(Rows from a dataset of charts and code)
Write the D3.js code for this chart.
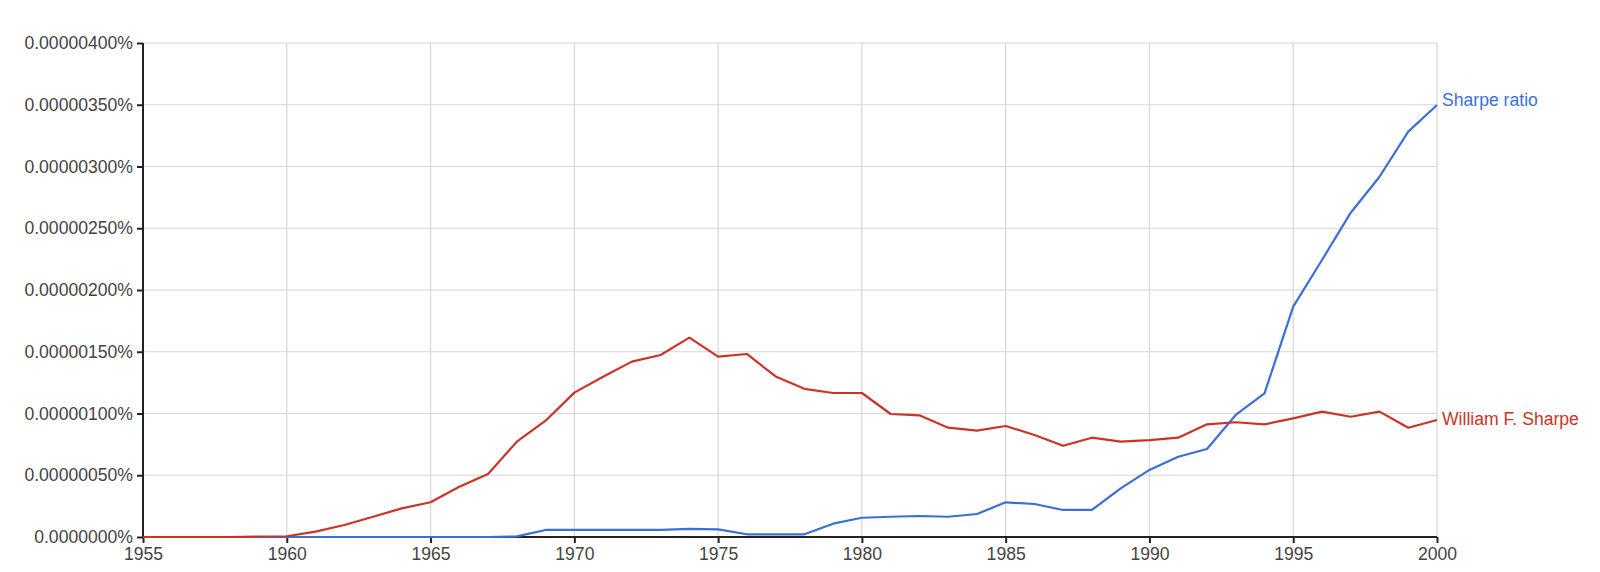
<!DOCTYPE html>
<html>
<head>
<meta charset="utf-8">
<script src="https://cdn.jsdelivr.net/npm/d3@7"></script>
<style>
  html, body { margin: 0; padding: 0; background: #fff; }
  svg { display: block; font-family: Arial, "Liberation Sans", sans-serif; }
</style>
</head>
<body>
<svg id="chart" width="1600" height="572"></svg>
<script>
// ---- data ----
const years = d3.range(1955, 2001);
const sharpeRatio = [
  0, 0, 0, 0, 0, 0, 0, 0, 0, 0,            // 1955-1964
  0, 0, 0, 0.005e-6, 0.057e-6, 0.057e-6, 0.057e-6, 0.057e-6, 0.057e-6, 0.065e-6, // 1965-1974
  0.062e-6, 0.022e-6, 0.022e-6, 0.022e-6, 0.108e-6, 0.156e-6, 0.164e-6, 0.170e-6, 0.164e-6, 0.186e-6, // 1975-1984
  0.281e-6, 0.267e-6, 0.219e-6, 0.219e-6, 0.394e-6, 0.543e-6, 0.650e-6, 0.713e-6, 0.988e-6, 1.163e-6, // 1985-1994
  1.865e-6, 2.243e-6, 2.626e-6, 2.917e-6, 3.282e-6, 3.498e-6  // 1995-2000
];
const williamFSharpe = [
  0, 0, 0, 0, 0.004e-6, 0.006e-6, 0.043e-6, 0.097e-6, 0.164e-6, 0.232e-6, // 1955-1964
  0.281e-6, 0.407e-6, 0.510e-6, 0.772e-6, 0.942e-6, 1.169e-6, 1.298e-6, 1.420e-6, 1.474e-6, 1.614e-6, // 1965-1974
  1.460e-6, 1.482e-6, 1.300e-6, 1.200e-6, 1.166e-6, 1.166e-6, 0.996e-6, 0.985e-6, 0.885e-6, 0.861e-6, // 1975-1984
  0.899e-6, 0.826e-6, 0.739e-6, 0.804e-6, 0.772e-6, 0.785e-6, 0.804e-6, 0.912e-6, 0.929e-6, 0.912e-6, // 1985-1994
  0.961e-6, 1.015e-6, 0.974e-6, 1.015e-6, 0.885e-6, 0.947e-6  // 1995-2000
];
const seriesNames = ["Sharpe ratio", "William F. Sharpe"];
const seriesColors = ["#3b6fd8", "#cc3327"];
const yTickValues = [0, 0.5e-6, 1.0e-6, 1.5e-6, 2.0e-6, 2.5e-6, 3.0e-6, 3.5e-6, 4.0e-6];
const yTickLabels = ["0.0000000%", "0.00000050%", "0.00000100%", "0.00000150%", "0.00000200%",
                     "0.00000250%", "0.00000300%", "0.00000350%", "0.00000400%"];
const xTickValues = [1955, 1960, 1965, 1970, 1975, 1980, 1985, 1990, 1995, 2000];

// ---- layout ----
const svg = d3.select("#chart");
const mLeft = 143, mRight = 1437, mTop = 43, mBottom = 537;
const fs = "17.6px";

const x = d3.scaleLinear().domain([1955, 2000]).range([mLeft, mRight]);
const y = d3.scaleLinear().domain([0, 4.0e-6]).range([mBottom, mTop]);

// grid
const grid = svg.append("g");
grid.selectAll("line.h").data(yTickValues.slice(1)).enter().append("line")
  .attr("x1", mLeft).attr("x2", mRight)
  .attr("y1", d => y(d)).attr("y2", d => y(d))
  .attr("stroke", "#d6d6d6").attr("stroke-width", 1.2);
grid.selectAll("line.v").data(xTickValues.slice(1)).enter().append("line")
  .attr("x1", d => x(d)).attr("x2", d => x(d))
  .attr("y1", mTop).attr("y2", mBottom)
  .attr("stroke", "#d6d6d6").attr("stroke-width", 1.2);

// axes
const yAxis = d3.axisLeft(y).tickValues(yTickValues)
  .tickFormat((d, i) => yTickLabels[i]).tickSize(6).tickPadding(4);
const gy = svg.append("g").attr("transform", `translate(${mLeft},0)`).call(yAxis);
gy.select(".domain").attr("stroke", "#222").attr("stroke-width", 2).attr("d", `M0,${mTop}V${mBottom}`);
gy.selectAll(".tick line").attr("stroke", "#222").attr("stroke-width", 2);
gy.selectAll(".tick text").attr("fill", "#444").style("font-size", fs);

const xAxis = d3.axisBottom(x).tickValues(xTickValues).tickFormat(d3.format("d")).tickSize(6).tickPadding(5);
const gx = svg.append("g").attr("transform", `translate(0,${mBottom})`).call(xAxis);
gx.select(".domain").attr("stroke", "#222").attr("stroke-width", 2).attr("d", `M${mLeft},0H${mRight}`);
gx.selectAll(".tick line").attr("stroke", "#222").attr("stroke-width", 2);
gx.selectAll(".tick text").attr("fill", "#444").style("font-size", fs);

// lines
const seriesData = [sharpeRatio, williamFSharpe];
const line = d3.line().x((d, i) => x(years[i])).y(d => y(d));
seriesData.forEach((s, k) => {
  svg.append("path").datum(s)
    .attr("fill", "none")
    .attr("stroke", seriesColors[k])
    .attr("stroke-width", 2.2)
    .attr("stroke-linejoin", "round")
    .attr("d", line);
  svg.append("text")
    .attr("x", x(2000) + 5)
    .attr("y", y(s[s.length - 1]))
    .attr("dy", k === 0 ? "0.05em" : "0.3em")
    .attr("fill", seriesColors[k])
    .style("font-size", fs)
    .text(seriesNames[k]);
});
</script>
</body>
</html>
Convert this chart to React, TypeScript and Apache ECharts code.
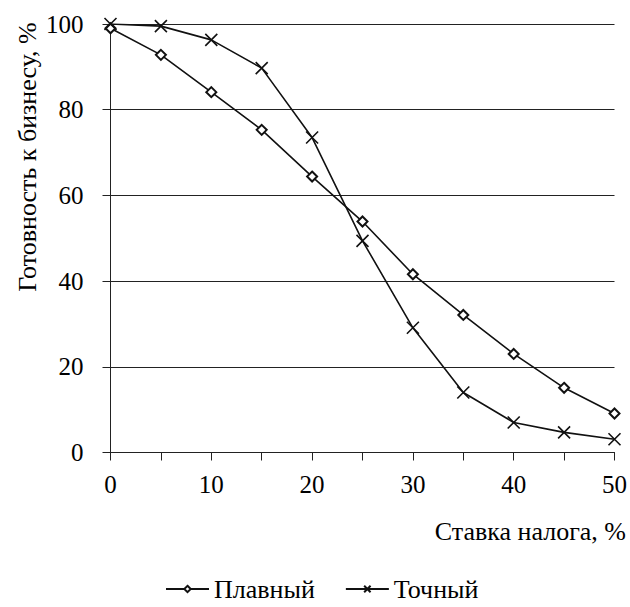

### TASK DIRECTIONS
Your copy should match the entries exactly, minus the pictures.

### ANSWER TO THIS PROBLEM
Write the D3.js code for this chart.
<!DOCTYPE html>
<html>
<head>
<meta charset="utf-8">
<script src="https://cdn.jsdelivr.net/npm/d3@7"></script>
<style>
  html, body { margin: 0; padding: 0; background: #fff; }
  svg { display: block; font-family: Arial, "Liberation Sans", sans-serif; }
</style>
</head>
<body>
<svg id="chart" width="1600" height="572"></svg>
<script>
// ---- data ----
const years = d3.range(1955, 2001);
const sharpeRatio = [
  0, 0, 0, 0, 0, 0, 0, 0, 0, 0,            // 1955-1964
  0, 0, 0, 0.005e-6, 0.057e-6, 0.057e-6, 0.057e-6, 0.057e-6, 0.057e-6, 0.065e-6, // 1965-1974
  0.062e-6, 0.022e-6, 0.022e-6, 0.022e-6, 0.108e-6, 0.156e-6, 0.164e-6, 0.170e-6, 0.164e-6, 0.186e-6, // 1975-1984
  0.281e-6, 0.267e-6, 0.219e-6, 0.219e-6, 0.394e-6, 0.543e-6, 0.650e-6, 0.713e-6, 0.988e-6, 1.163e-6, // 1985-1994
  1.865e-6, 2.243e-6, 2.626e-6, 2.917e-6, 3.282e-6, 3.498e-6  // 1995-2000
];
const williamFSharpe = [
  0, 0, 0, 0, 0.004e-6, 0.006e-6, 0.043e-6, 0.097e-6, 0.164e-6, 0.232e-6, // 1955-1964
  0.281e-6, 0.407e-6, 0.510e-6, 0.772e-6, 0.942e-6, 1.169e-6, 1.298e-6, 1.420e-6, 1.474e-6, 1.614e-6, // 1965-1974
  1.460e-6, 1.482e-6, 1.300e-6, 1.200e-6, 1.166e-6, 1.166e-6, 0.996e-6, 0.985e-6, 0.885e-6, 0.861e-6, // 1975-1984
  0.899e-6, 0.826e-6, 0.739e-6, 0.804e-6, 0.772e-6, 0.785e-6, 0.804e-6, 0.912e-6, 0.929e-6, 0.912e-6, // 1985-1994
  0.961e-6, 1.015e-6, 0.974e-6, 1.015e-6, 0.885e-6, 0.947e-6  // 1995-2000
];
const seriesNames = ["Sharpe ratio", "William F. Sharpe"];
const seriesColors = ["#3b6fd8", "#cc3327"];
const yTickValues = [0, 0.5e-6, 1.0e-6, 1.5e-6, 2.0e-6, 2.5e-6, 3.0e-6, 3.5e-6, 4.0e-6];
const yTickLabels = ["0.0000000%", "0.00000050%", "0.00000100%", "0.00000150%", "0.00000200%",
                     "0.00000250%", "0.00000300%", "0.00000350%", "0.00000400%"];
const xTickValues = [1955, 1960, 1965, 1970, 1975, 1980, 1985, 1990, 1995, 2000];

// ---- layout ----
const svg = d3.select("#chart");
const mLeft = 143, mRight = 1437, mTop = 43, mBottom = 537;
const fs = "17.6px";

const x = d3.scaleLinear().domain([1955, 2000]).range([mLeft, mRight]);
const y = d3.scaleLinear().domain([0, 4.0e-6]).range([mBottom, mTop]);

// grid
const grid = svg.append("g");
grid.selectAll("line.h").data(yTickValues.slice(1)).enter().append("line")
  .attr("x1", mLeft).attr("x2", mRight)
  .attr("y1", d => y(d)).attr("y2", d => y(d))
  .attr("stroke", "#d6d6d6").attr("stroke-width", 1.2);
grid.selectAll("line.v").data(xTickValues.slice(1)).enter().append("line")
  .attr("x1", d => x(d)).attr("x2", d => x(d))
  .attr("y1", mTop).attr("y2", mBottom)
  .attr("stroke", "#d6d6d6").attr("stroke-width", 1.2);

// axes
const yAxis = d3.axisLeft(y).tickValues(yTickValues)
  .tickFormat((d, i) => yTickLabels[i]).tickSize(6).tickPadding(4);
const gy = svg.append("g").attr("transform", `translate(${mLeft},0)`).call(yAxis);
gy.select(".domain").attr("stroke", "#222").attr("stroke-width", 2).attr("d", `M0,${mTop}V${mBottom}`);
gy.selectAll(".tick line").attr("stroke", "#222").attr("stroke-width", 2);
gy.selectAll(".tick text").attr("fill", "#444").style("font-size", fs);

const xAxis = d3.axisBottom(x).tickValues(xTickValues).tickFormat(d3.format("d")).tickSize(6).tickPadding(5);
const gx = svg.append("g").attr("transform", `translate(0,${mBottom})`).call(xAxis);
gx.select(".domain").attr("stroke", "#222").attr("stroke-width", 2).attr("d", `M${mLeft},0H${mRight}`);
gx.selectAll(".tick line").attr("stroke", "#222").attr("stroke-width", 2);
gx.selectAll(".tick text").attr("fill", "#444").style("font-size", fs);

// lines
const seriesData = [sharpeRatio, williamFSharpe];
const line = d3.line().x((d, i) => x(years[i])).y(d => y(d));
seriesData.forEach((s, k) => {
  svg.append("path").datum(s)
    .attr("fill", "none")
    .attr("stroke", seriesColors[k])
    .attr("stroke-width", 2.2)
    .attr("stroke-linejoin", "round")
    .attr("d", line);
  svg.append("text")
    .attr("x", x(2000) + 5)
    .attr("y", y(s[s.length - 1]))
    .attr("dy", k === 0 ? "0.05em" : "0.3em")
    .attr("fill", seriesColors[k])
    .style("font-size", fs)
    .text(seriesNames[k]);
});
</script>
</body>
</html>
Convert this chart to React, TypeScript and Apache ECharts code.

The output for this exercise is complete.